Malheureusement, le dernier mouvement glisse et s'étale sur un ersatz de jam paresseuse aux allures vaguement psychédéliques. Un coda final synonyme d'intense fatigue.
     Résultat des courses ? Pratiquement un sans faute. Un disque ambitieux, nullement effrayé à l'idée de ne pas suivre les formats commerciaux en vigueur, et d'une incroyable maturité en regard de l'âge de l'auteur-compositeur. Pourtant, les premières écoutes peuvent laisser un arrière-goût de légère déception en comparaison avec ce que l'on pourrait attendre après les deux précédent opus, alors que finalement, dans l'ensemble, il s'avère un poil meilleur.


    Avec cet album, le Marcus King Band a trouvé en profondeur ce qu'il a perdu en mordant. Les soli se font plus rares et courts, préférant un élan collectif plutôt qu'une échappée solitaire. Le son est plus rond aussi, moins sec, avec la présence accrue des cuivres - sans toutefois s'imposer outre-mesure - et la guitare qui est passée de la Gibson SG à la ES-345. Plus la présence d'une chanteuse en soutien sur quatre morceaux, parmi les plus belles pièces.
On retrouve ainsi dans ce "MK band" la pertinence et la richesse du Grease Band de Joe Cocker, de la Soul blanche de Delaney & Bonnie, de The Band, un peu du Bad Company lorsqu'il taquinait la Soul, un soupçon de Tony Joe White, et plus récemment, du Tedeschi-Trucks Band.
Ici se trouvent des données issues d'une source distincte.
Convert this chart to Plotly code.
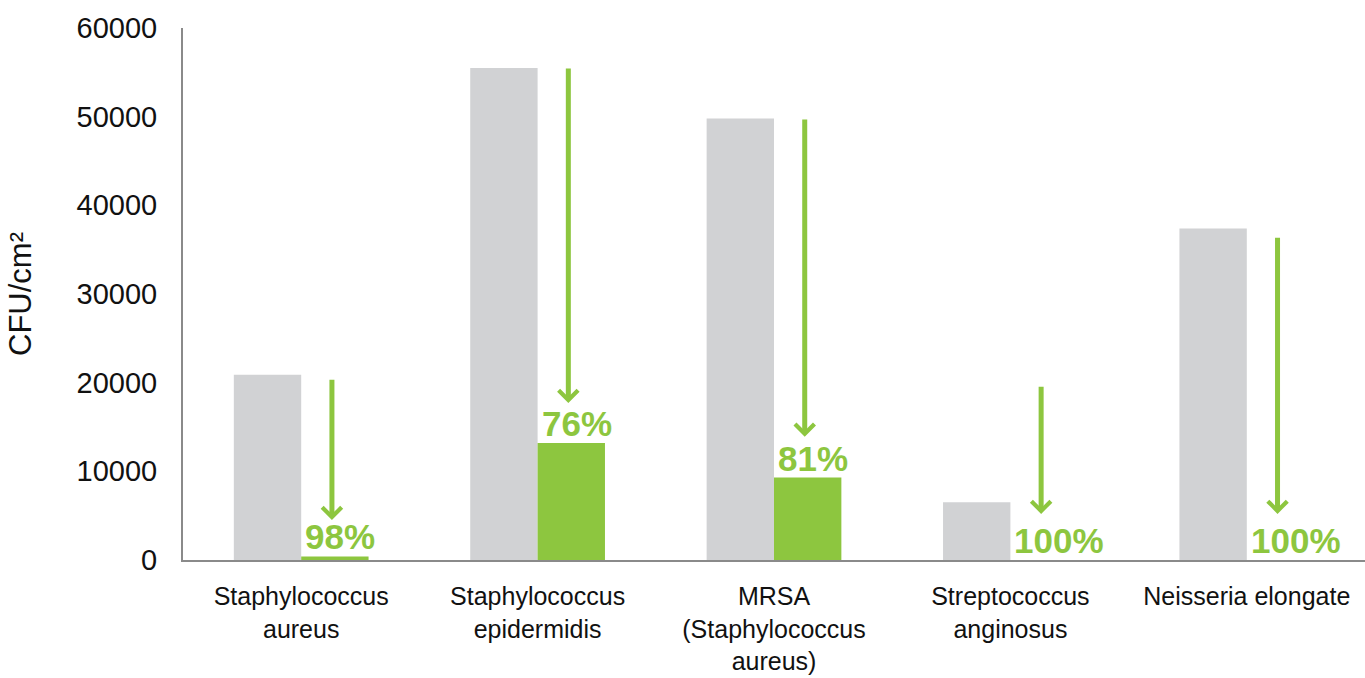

   Trois albums déjà en son actif à seulement vingt-deux balais au compteur. Il y en a qui murmurent qu'il a tout pour être le nouveau Boss, le nouveau Springsteen
S'il n'a pas encore un rayonnement digne de son talent, à chaque réalisation il bouscule les charts Blues" US. C'est pourquoi d'autres n'hésitent pas à le considérer comme un nouveau messie du Blues.
Huitième place dès son premier essai, seconde avec le suivant, de même avec le Ep de l'année dernière et maintenant "Carolina Confeessions". (Le Polidor du Blues ? ...). Et seulement vingt-deux ans ... Respect.

(a) "Le bon temps roulé" : expression louisianaise, plus particulièrement de la Nouvelle-Orléans (New-Orleans), repris par de nombreuses chansons du cru (dont un classique de Clifton Chenier), du blues au zydeco, et qui sera plus tard traduit par "Let the good time roll" (il ne faudrait surtout par perturber l'américain lambda).
(1) Chanteuse plus largement connue pour sa présence sur les disques de Shooter Jennings, A Thousand Horse, Blackberry Smoke, Anderson East, Rival Sons (les deux derniers), Lori McKenna, Kid Rock, Glenn Hughes (l'éphémère California Breed).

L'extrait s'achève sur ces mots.